La traviata is Violetta, the older woman, who is forced to give up the young Alfredo so his sister can marry honorably. He doesn't know about her sacrifice, though. It was his father who demanded it. So Alfredo insults Violetta, thinking she didn't really love him.

When he finds out what a jerk he's been, he runs to her to plead for forgiveness. They reunite, she does forgive (she loves him, after all) but it's too late for them. She dies.

You see the shackles there? Violetta's age, Alfredo's blindness, a society where honor is based on class. It's the world many of our ancestors escaped.

To come here. Where a mere punctuation mark in the Declaration of Independence can throw its weight around.

Age? We have anti-discrimination laws. Blindness? Free education. Class? Ninety-nine percent of us think we're middle class. And we'll all do business with anyone if the price is right.

The young Harold in Harold and Maude suffers blindness like his counterpart Alfredo but his blindness is to life.
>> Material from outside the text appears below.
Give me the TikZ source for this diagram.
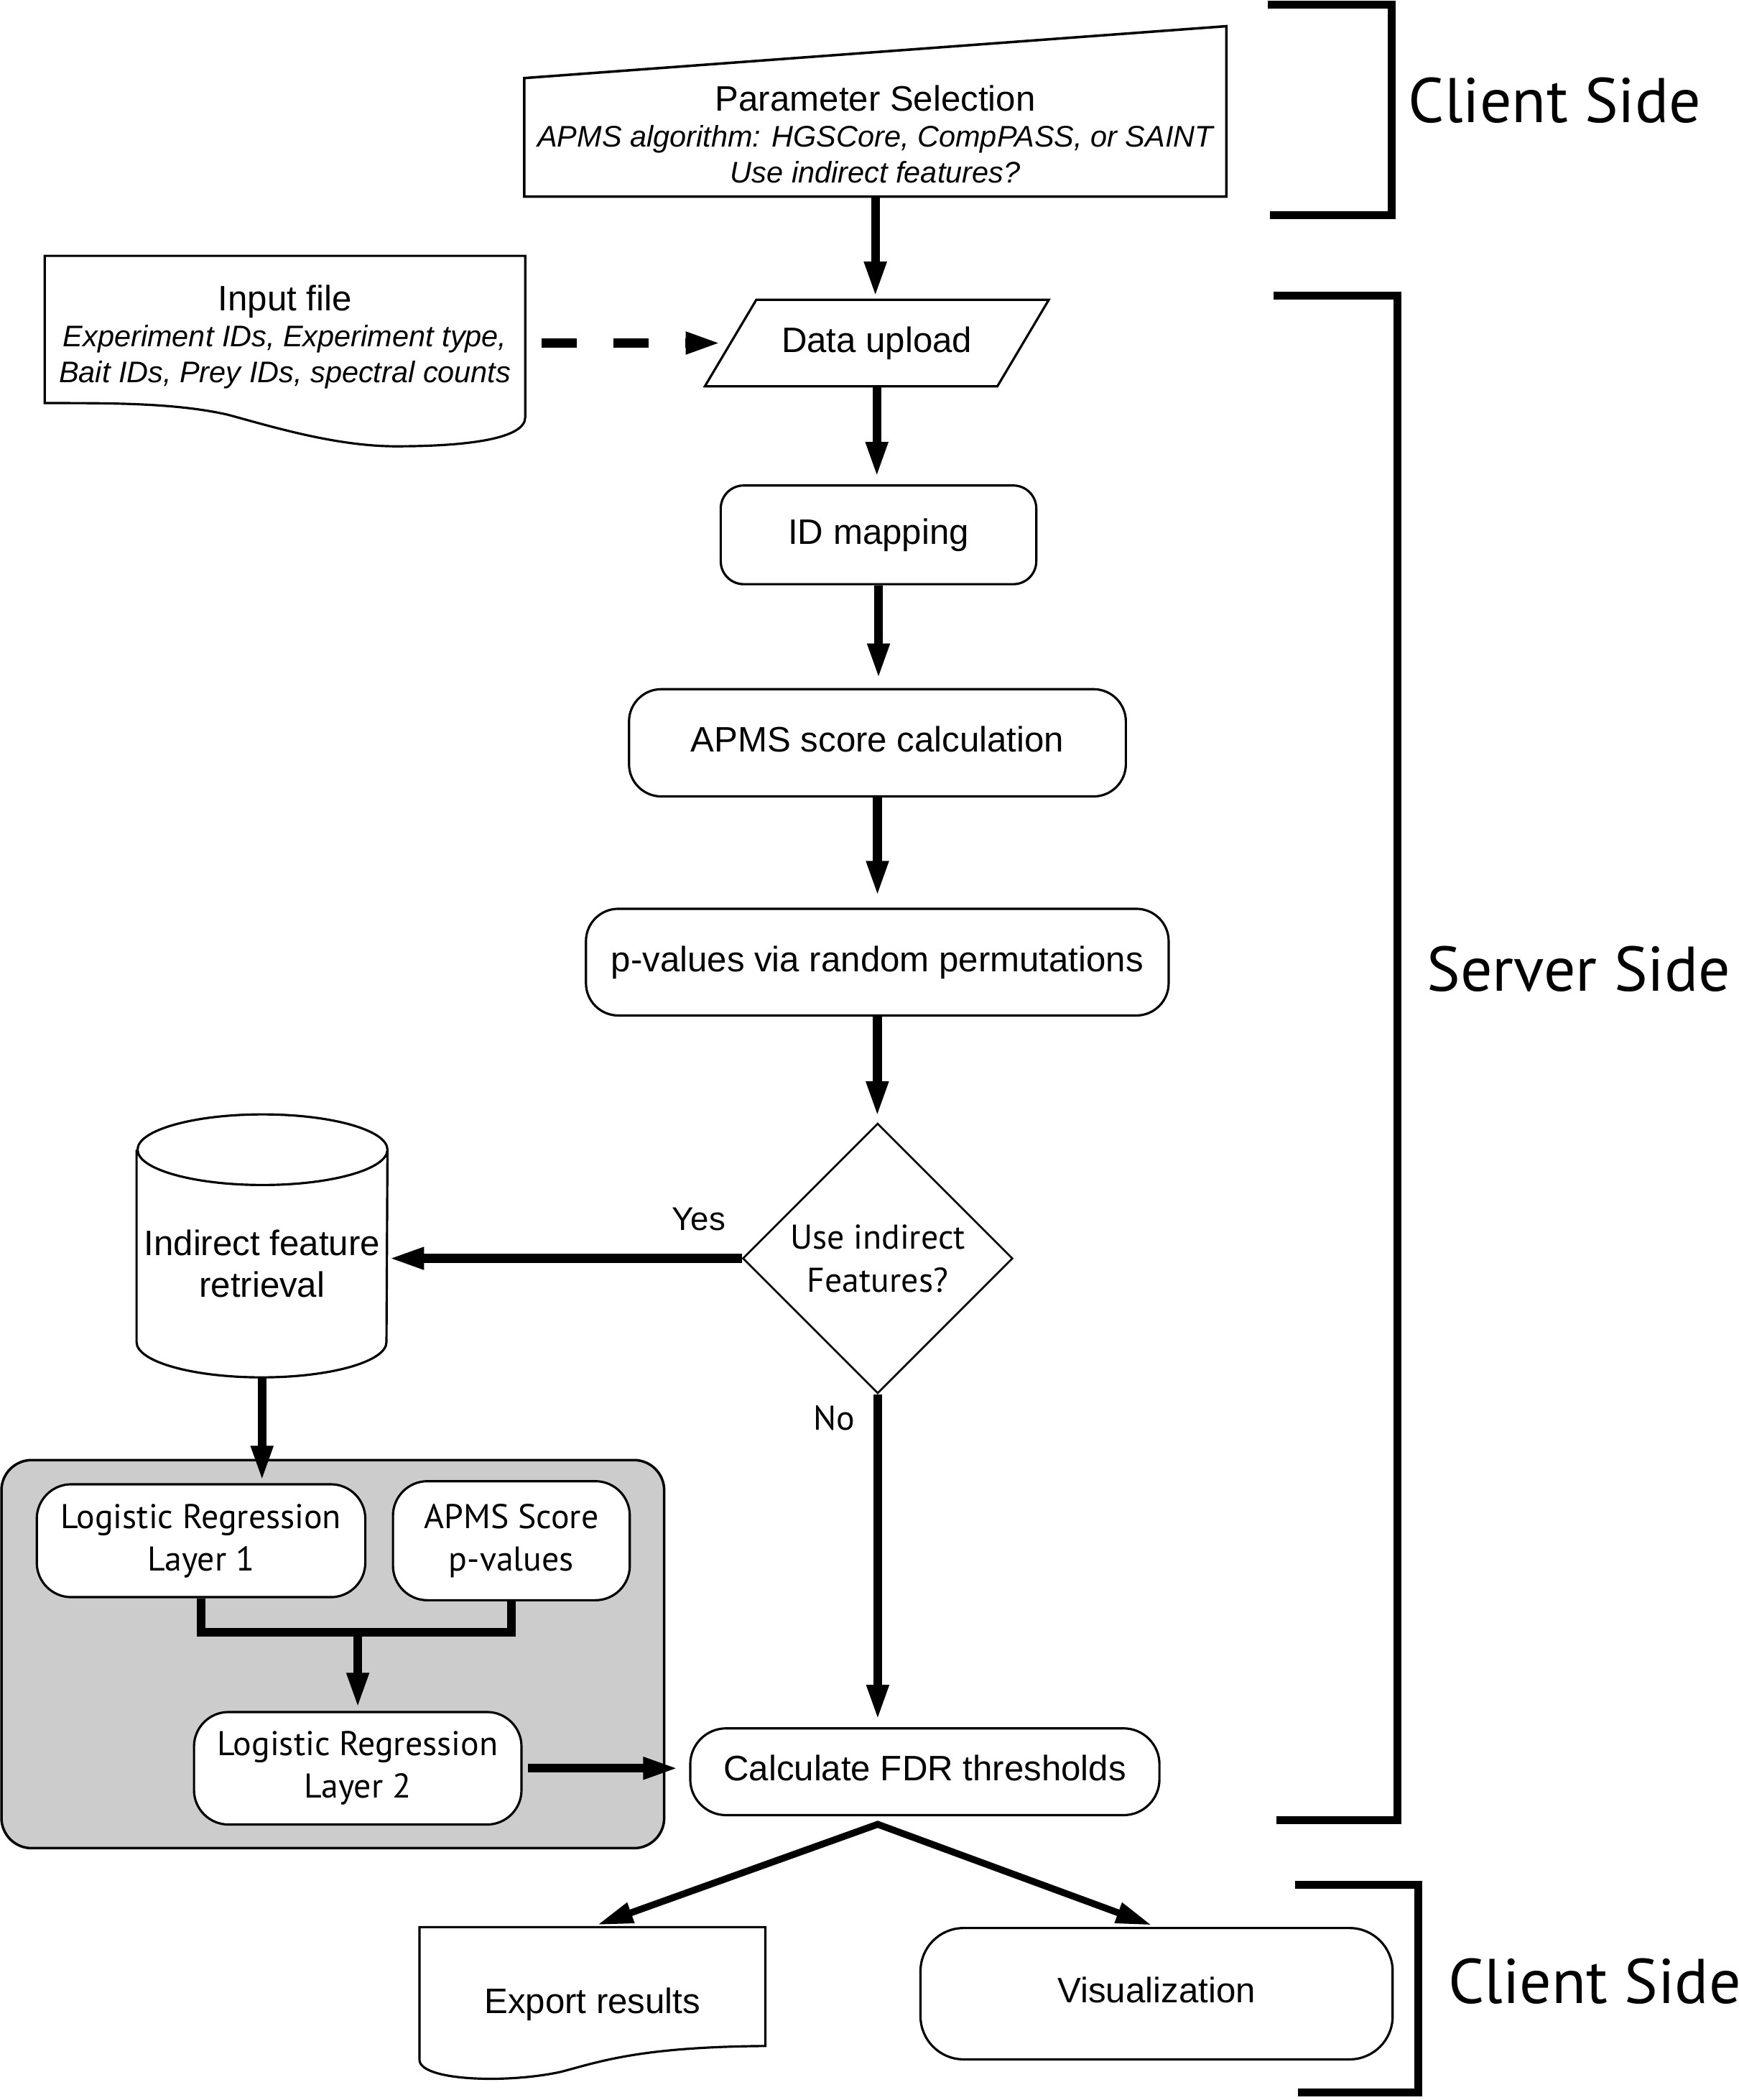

He goes to funerals, simulates suicide, attends building demolitions.

He runs into 79-year-old Maude, played by the irrepressible Ruth Gordon, at a funeral and they hit it off. He gives her a ring in one memorable scene and she tosses it into the bay so she'll always know where it is.

On her birthday she takes an overdose of sleeping pills and Harold tries to save her. But it was her plan all along to depart at 80.

No shackles.

Our lyrics are not the song title. That's a bit different. If You Want to Sing Out, Sing Out. But today is not Choral Day. It's Independence Day.

Our photo was shot during the U.S.A.'s run in the World Cup, hanging from a building near Tony's Pizza in North Beach. ISO 400, 1/250 second, f11 at a 33mm equivalent focal length. We used Lightroom 5 to straighten it out and develop the drama in the clouds.

We imagine Harold hung it out as Alfredo sat at Tony's bar, inconsolable. If you incline your ear, you may hear Harold singing from the rooftop, "If you want to be free, be free!"